Nigeria will require an estimated $22 billion in new investments to develop major gas pipeline infrastructure as part of the Nigerian National Petroleum Company Limited’s Gas Master Plan 2026, according to details from the plan.
The document, recently unveiled in Abuja, outlines the scale of funding needed to expand gas transportation networks to support domestic use and boost export capacity. It notes that ongoing and proposed pipeline projects account for the bulk of the investment requirement.
The Gas Master Plan 2026 serves as Nigeria’s latest roadmap for harnessing its vast natural gas reserves to drive economic growth, industrialisation and energy security. It builds on the Nigerian Gas Master Plan introduced in 2008, which faced setbacks due to funding challenges, infrastructure gaps and weak execution.
Under the new plan, 60 priority gas projects have been identified. About 30 projects are expected to be completed within the next three years, while another 30 are scheduled for delivery over the next decade.
These projects are expected to significantly increase gas supply to power plants, industries, households and export facilities.

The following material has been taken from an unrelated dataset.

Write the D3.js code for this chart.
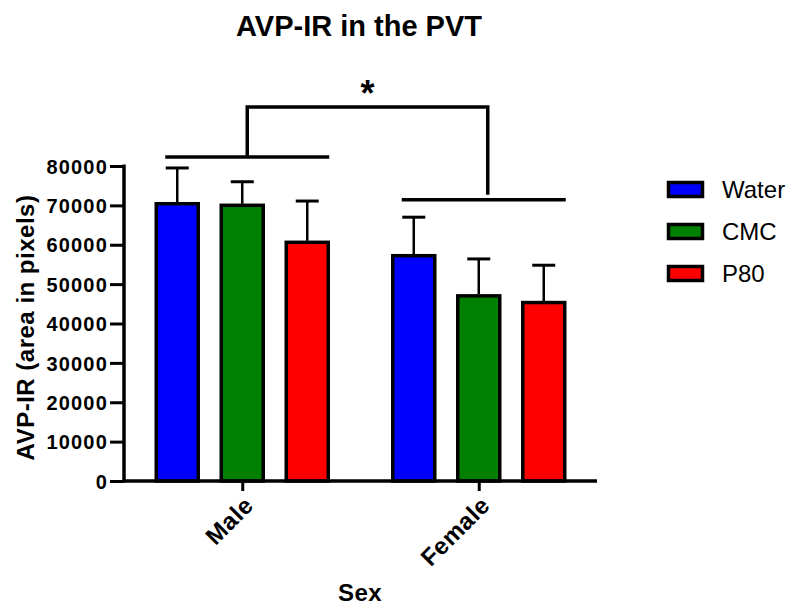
<!DOCTYPE html>
<html>
<head>
  <meta charset="UTF-8">
  <title>AVP-IR in the PVT</title>
  <style>
    body { margin: 0; background: #fff; }
    svg text { font-family: "Liberation Sans", Arial, sans-serif; fill: #000; }
    .tick-label { font-size: 20px; font-weight: bold; letter-spacing: 1.2px; }
    .x-label { font-size: 24px; font-weight: bold; letter-spacing: 0.5px; }
    .axis-title { font-size: 24px; font-weight: bold; letter-spacing: 0.5px; }
    .legend text { font-size: 24px; }
  </style>
</head>
<body>
  <div id="chart"></div>

  <script src="https://cdn.jsdelivr.net/npm/d3@7"></script>
  <script>
    // data (mean and SEM)
    const groups = ["Male", "Female"];
    const series = ["Water", "CMC", "P80"];
    const colors = ["#0000ff", "#008000", "#ff0000"];
    const means = {
      Male:   [70800, 70400, 61000],
      Female: [57600, 47400, 45700]
    };
    const sems = {
      Male:   [8700, 5600, 10100],
      Female: [9400, 9000, 9100]
    };
    const yTicks = [0, 10000, 20000, 30000, 40000, 50000, 60000, 70000, 80000];

    // significance brackets (data units)
    const groupLineValue = { Male: 82300, Female: 71400 };
    const topLineValue = 95000;

    const width = 793, height = 606;
    const svg = d3.select("#chart").append("svg")
      .attr("width", width)
      .attr("height", height);

    const x = d3.scalePoint().domain(groups).range([124, 597]).padding(0.5);
    const xs = d3.scaleBand().domain(series).range([-87.5, 87.5])
      .paddingInner(20 / 65).paddingOuter(0);
    const y = d3.scaleLinear().domain([0, 80000]).range([481, 166]);

    // title
    svg.append("text")
      .attr("x", 359).attr("y", 36)
      .attr("text-anchor", "middle")
      .style("font-size", "29px").style("font-weight", "bold")
      .text("AVP-IR in the PVT");

    // bars
    const g = svg.append("g");
    groups.forEach(grp => {
      series.forEach((s, i) => {
        const cx = x(grp) + xs(s);
        const bw = xs.bandwidth();
        const v = means[grp][i];
        g.append("rect")
          .attr("x", cx + 1.5)
          .attr("y", y(v) + 1.5)
          .attr("width", bw - 3)
          .attr("height", y(0) - y(v) - 1.5)
          .attr("fill", colors[i])
          .attr("stroke", "#000")
          .attr("stroke-width", 3.5);
        // error bar (upper only)
        const mx = cx + bw / 2;
        g.append("line")
          .attr("x1", mx).attr("x2", mx)
          .attr("y1", y(v)).attr("y2", y(v + sems[grp][i]))
          .attr("stroke", "#000").attr("stroke-width", 2.5);
        g.append("line")
          .attr("x1", mx - 11.5).attr("x2", mx + 11.5)
          .attr("y1", y(v + sems[grp][i])).attr("y2", y(v + sems[grp][i]))
          .attr("stroke", "#000").attr("stroke-width", 3);
      });
    });

    // axes
    const yAxis = svg.append("g").attr("transform", "translate(124,0)")
      .call(d3.axisLeft(y).tickValues(yTicks).tickSize(14).tickPadding(3).tickFormat(d3.format("d")));
    yAxis.select(".domain").attr("stroke-width", 3.5).attr("d", `M0,${y(80000) - 1.5}V${y(0) + 1.5}`);
    yAxis.selectAll(".tick line").attr("stroke-width", 3);
    yAxis.selectAll(".tick text").attr("class", "tick-label").attr("dy", "0.36em").attr("x", -16);

    const xAxis = svg.append("g").attr("transform", `translate(0,${y(0)})`)
      .call(d3.axisBottom(x).tickSize(10).tickPadding(6));
    xAxis.select(".domain").attr("stroke-width", 3.5).attr("d", "M124,0H597");
    xAxis.selectAll(".tick line").attr("stroke-width", 3);
    xAxis.selectAll(".tick text")
      .attr("class", "x-label")
      .attr("text-anchor", "end")
      .attr("dy", 0)
      .attr("transform", "translate(12,26) rotate(-45)")
      .attr("x", 0).attr("y", 0);

    svg.selectAll(".tick text").style("font-family", "'Liberation Sans', Arial, sans-serif");

    // axis titles
    svg.append("text")
      .attr("class", "axis-title")
      .attr("transform", `translate(34,${(y(0) + y(80000)) / 2 + 4}) rotate(-90)`)
      .attr("text-anchor", "middle")
      .text("AVP-IR (area in pixels)");
    svg.append("text")
      .attr("class", "axis-title")
      .attr("x", 360).attr("y", 601)
      .attr("text-anchor", "middle")
      .text("Sex");

    // significance brackets
    const br = svg.append("g").attr("stroke", "#000").attr("stroke-width", 3.5).attr("fill", "none");
    groups.forEach(grp => {
      br.append("line")
        .attr("x1", x(grp) - 77).attr("x2", x(grp) + 87)
        .attr("y1", y(groupLineValue[grp])).attr("y2", y(groupLineValue[grp]));
    });
    const lx = x("Male") + 5, rx = x("Female") + 9;
    br.append("path")
      .attr("d", `M${lx},${y(groupLineValue.Male)}V${y(topLineValue)}H${rx}V${y(groupLineValue.Female) - 5}`);
    svg.append("text")
      .attr("x", (lx + rx) / 2).attr("y", 106)
      .attr("text-anchor", "middle")
      .style("font-size", "36px").style("font-weight", "bold")
      .text("*");

    // legend
    const legend = svg.append("g").attr("class", "legend");
    series.forEach((s, i) => {
      const ly = 189.5 + i * 42;
      legend.append("rect")
        .attr("x", 668.5).attr("y", ly - 7)
        .attr("width", 34).attr("height", 14)
        .attr("fill", colors[i])
        .attr("stroke", "#000").attr("stroke-width", 3.5);
      legend.append("text")
        .attr("x", 722).attr("y", ly)
        .attr("dy", "0.36em")
        .text(s);
    });
  </script>
</body>
</html>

Unlike previous strategies, the 2026 plan places stronger emphasis on expanding gas production, strengthening infrastructure and improving linkages across key sectors such as liquefied natural gas, power generation, pipelines, compressed natural gas and industrial consumption.
The plan targets gas production of over 10 billion standard cubic feet per day by 2027, rising to 12bcf/d by 2030, and aims to attract more than $60 billion in investments across the gas value chain.

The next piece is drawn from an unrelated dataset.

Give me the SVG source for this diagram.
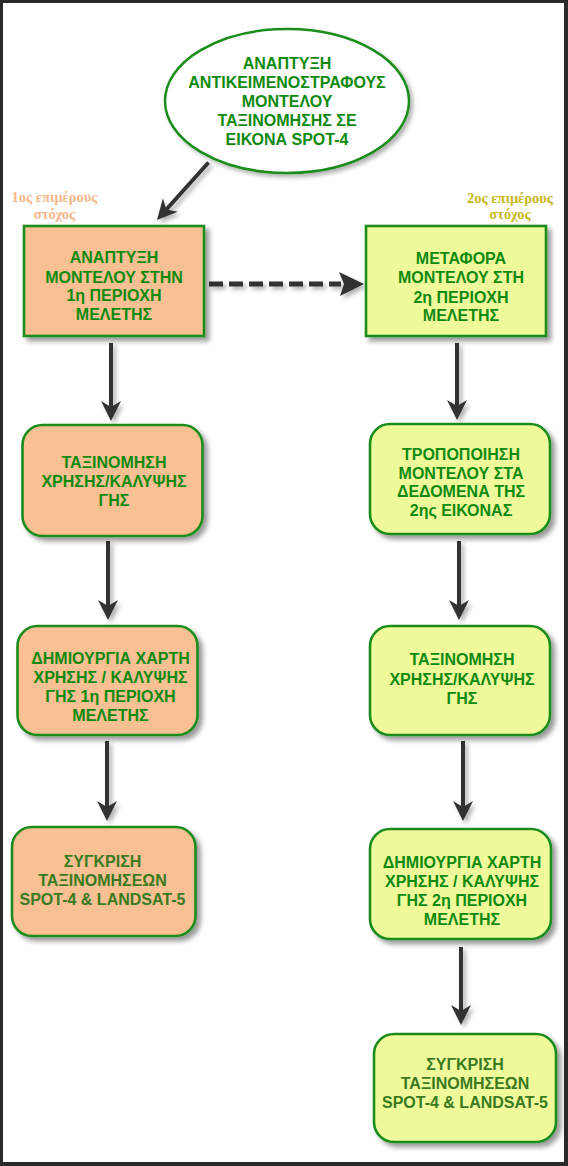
<svg xmlns="http://www.w3.org/2000/svg" width="568" height="1166" viewBox="0 0 568 1166">
<style>
.t{font-family:"Liberation Sans",Arial,sans-serif;font-weight:bold;font-size:16px;fill:#0f8a0f;text-anchor:middle}
.d{fill:#3b7a1f}
.lab{font-family:"Liberation Serif","Times New Roman",serif;font-size:14.5px;font-weight:bold;text-anchor:middle}
.or{fill:#f9c093;stroke:#1a8c1a;stroke-width:2.6;filter:url(#sh)}
.ye{fill:#effa9b;stroke:#1a8c1a;stroke-width:2.6;filter:url(#sh)}
.ar{stroke:#333;stroke-width:4;fill:none;marker-end:url(#ah)}
</style>
<defs>
<filter id="sh" x="-20%" y="-20%" width="150%" height="150%">
<feDropShadow dx="4" dy="4" stdDeviation="2.5" flood-color="#000" flood-opacity="0.4"/>
</filter>
<filter id="sh2" x="-20%" y="-20%" width="150%" height="150%">
<feDropShadow dx="3" dy="3" stdDeviation="2" flood-color="#000" flood-opacity="0.3"/>
</filter>
<marker id="ah" markerUnits="userSpaceOnUse" viewBox="0 -11 21 22" refX="8" refY="0" markerWidth="21" markerHeight="22" orient="auto">
<path d="M0,-10 L20,0 L0,10 L6,0 Z" fill="#333"/>
</marker>
</defs>
<rect width="568" height="1166" fill="#fff"/>
<path d="M0 0H568V1166H0Z M3 3V1162H564V3Z" fill="#2a2a2a" fill-rule="evenodd"/>

<g id="connectors" filter="url(#sh2)">
<line class="ar" x1="208.5" y1="162.5" x2="165" y2="211"/>
<line x1="209" y1="284" x2="341" y2="284" stroke="#333" stroke-width="5" stroke-dasharray="14 6"/>
<path d="M339,272 L364,284 L340,296 L344,284 Z" fill="#333"/>
<line class="ar" x1="111" y1="343" x2="111" y2="409"/>
<line class="ar" x1="108" y1="541" x2="108" y2="608"/>
<line class="ar" x1="107" y1="741" x2="107" y2="809"/>
<line class="ar" x1="457" y1="343" x2="457" y2="408"/>
<line class="ar" x1="459" y1="541" x2="459" y2="608"/>
<line class="ar" x1="463" y1="741" x2="463" y2="809"/>
<line class="ar" x1="461" y1="947" x2="461" y2="1013"/>
</g>

<g id="start">
<ellipse cx="287" cy="101" rx="122" ry="72" fill="#fff" stroke="#1a8c1a" stroke-width="2.5" filter="url(#sh2)"/>
<text class="t" x="287" y="69">ΑΝΑΠΤΥΞΗ</text>
<text class="t" x="287" y="88">ΑΝΤΙΚΕΙΜΕΝΟΣΤΡΑΦΟΥΣ</text>
<text class="t" x="287" y="107">ΜΟΝΤΕΛΟΥ</text>
<text class="t" x="287" y="126">ΤΑΞΙΝΟΜΗΣΗΣ ΣΕ</text>
<text class="t" x="287" y="145">ΕΙΚΟΝΑ SPOT-4</text>
</g>

<g id="label1">
<text class="lab" x="54.5" y="202" fill="#f5b88a">1ος επιμέρους</text>
<text class="lab" x="54.5" y="219" fill="#f5b88a">στόχος</text>
</g>
<g id="label2">
<text class="lab" x="510" y="203" fill="#c8b820">2ος επιμέρους</text>
<text class="lab" x="510" y="219" fill="#c8b820">στόχος</text>
</g>

<g id="box1">
<rect class="or" x="24" y="226" width="180" height="110"/>
<text class="t" x="114" y="263">ΑΝΑΠΤΥΞΗ</text>
<text class="t" x="114" y="282.5">ΜΟΝΤΕΛΟΥ ΣΤΗΝ</text>
<text class="t" x="114" y="301">1η ΠΕΡΙΟΧΗ</text>
<text class="t" x="114" y="319.5">ΜΕΛΕΤΗΣ</text>
</g>

<g id="box2">
<rect class="ye" x="366" y="226" width="180" height="110"/>
<text class="t" x="461" y="264">ΜΕΤΑΦΟΡΑ</text>
<text class="t" x="461" y="283">ΜΟΝΤΕΛΟΥ ΣΤΗ</text>
<text class="t" x="461" y="302.5">2η ΠΕΡΙΟΧΗ</text>
<text class="t" x="461" y="321">ΜΕΛΕΤΗΣ</text>
</g>

<g id="left2">
<rect class="or" x="22.5" y="425" width="180" height="111" rx="20"/>
<text class="t" x="114" y="467.5">ΤΑΞΙΝΟΜΗΣΗ</text>
<text class="t" x="114" y="486.5">ΧΡΗΣΗΣ/ΚΑΛΥΨΗΣ</text>
<text class="t" x="114" y="505.5">ΓΗΣ</text>
</g>

<g id="left3">
<rect class="or" x="17.5" y="626" width="180" height="109" rx="20"/>
<text class="t" x="110.5" y="663.5">ΔΗΜΙΟΥΡΓΙΑ ΧΑΡΤΗ</text>
<text class="t" x="110.5" y="682.5">ΧΡΗΣΗΣ / ΚΑΛΥΨΗΣ</text>
<text class="t" x="110.5" y="701.5">ΓΗΣ 1η ΠΕΡΙΟΧΗ</text>
<text class="t" x="110.5" y="720.5">ΜΕΛΕΤΗΣ</text>
</g>

<g id="left4">
<rect class="or" x="12" y="827" width="183.5" height="109" rx="20"/>
<text class="t d" x="102.5" y="867">ΣΥΓΚΡΙΣΗ</text>
<text class="t d" x="102.5" y="886">ΤΑΞΙΝΟΜΗΣΕΩΝ</text>
<text class="t d" x="102.5" y="904.5">SPOT-4 &amp; LANDSAT-5</text>
</g>

<g id="right2">
<rect class="ye" x="370" y="424" width="180" height="110" rx="20"/>
<text class="t" x="461" y="459.5">ΤΡΟΠΟΠΟΙΗΣΗ</text>
<text class="t" x="461" y="478.5">ΜΟΝΤΕΛΟΥ ΣΤΑ</text>
<text class="t" x="461" y="497">ΔΕΔΟΜΕΝΑ ΤΗΣ</text>
<text class="t" x="461" y="516">2ης ΕΙΚΟΝΑΣ</text>
</g>

<g id="right3">
<rect class="ye" x="370" y="626" width="180" height="109" rx="20"/>
<text class="t" x="462" y="665">ΤΑΞΙΝΟΜΗΣΗ</text>
<text class="t" x="462" y="684.5">ΧΡΗΣΗΣ/ΚΑΛΥΨΗΣ</text>
<text class="t" x="462" y="703.5">ΓΗΣ</text>
</g>

<g id="right4">
<rect class="ye" x="370" y="829" width="181" height="110" rx="20"/>
<text class="t" x="462" y="867.5">ΔΗΜΙΟΥΡΓΙΑ ΧΑΡΤΗ</text>
<text class="t" x="462" y="886.5">ΧΡΗΣΗΣ / ΚΑΛΥΨΗΣ</text>
<text class="t" x="462" y="905.5">ΓΗΣ 2η ΠΕΡΙΟΧΗ</text>
<text class="t" x="462" y="924.5">ΜΕΛΕΤΗΣ</text>
</g>

<g id="right5">
<rect class="ye" x="374" y="1034" width="182" height="108" rx="20"/>
<text class="t d" x="465" y="1070">ΣΥΓΚΡΙΣΗ</text>
<text class="t d" x="465" y="1089">ΤΑΞΙΝΟΜΗΣΕΩΝ</text>
<text class="t d" x="465" y="1108">SPOT-4 &amp; LANDSAT-5</text>
</g>
</svg>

Despite holding Africa’s largest proven gas reserves estimated at 210 trillion cubic feet – Nigeria remains underperforming in global output, ranking 16th in gas production worldwide. The plan highlights this gap as evidence of significant untapped potential.
Nigeria’s gas reserves consist of roughly 48 per cent associated gas and 52 per cent non-associated gas. In 2025, total gas production stood at about 7.5bcf/d, but only around 60 per cent was commercialised. More than 10 per cent was flared, placing Nigeria among the world’s top gas-flaring countries, while nearly 30 per cent was reinjected.
Over the past five years, commercial gas output has remained between 4.1bcf/d and 4.7bcf/d, though domestic gas supply has improved, rising from 1.6bcf/d in 2021 to about 2.0bcf/d.
The plan also notes improved compliance with Domestic Gas Delivery Obligations, which increased from about 50 per cent five years ago to nearly 70 per cent in 2024.
However, projections indicate that gas demand will exceed supply by 2030, even under optimistic scenarios.
This, according to the plan, underscores the urgency of incentivising upstream investments, particularly in non-associated and deep-water gas projects, while prioritising sectors with the highest economic returns.
Nigeria currently operates more than 2,500 kilometres of gas pipelines, but the plan identifies the need for major expansions through projects such as the Ajaokuta–Kaduna–Kano pipeline and the OB3 pipeline, among others, to improve nationwide gas distribution.
Speaking at the Nigerian International Energy Summit, the Focal Person of the NNPC Gas Master Plan Implementation Assurance Team, Ekpei Ukam, said the new strategy adopts a market-led approach to gas development.
Ukam explained that NNPC is shifting away from isolated project execution to an integrated gas hub model, aimed at improving coordination, reducing costs and enhancing commercial viability. The plan identifies 23 existing gas hubs across the country to be developed in a more structured and coordinated manner.
He added that the plan balances domestic gas supply with export opportunities, allowing flexibility for gas hubs to serve either market depending on demand and commercial considerations.
According to Ukam, the clarity provided by the Petroleum Industry Act has strengthened the new plan, offering a clear regulatory framework that was lacking in previous gas development strategies.
He said an implementation assurance framework has also been established to track progress across joint ventures and upstream infrastructure projects, ensuring gas moves efficiently from production to end users.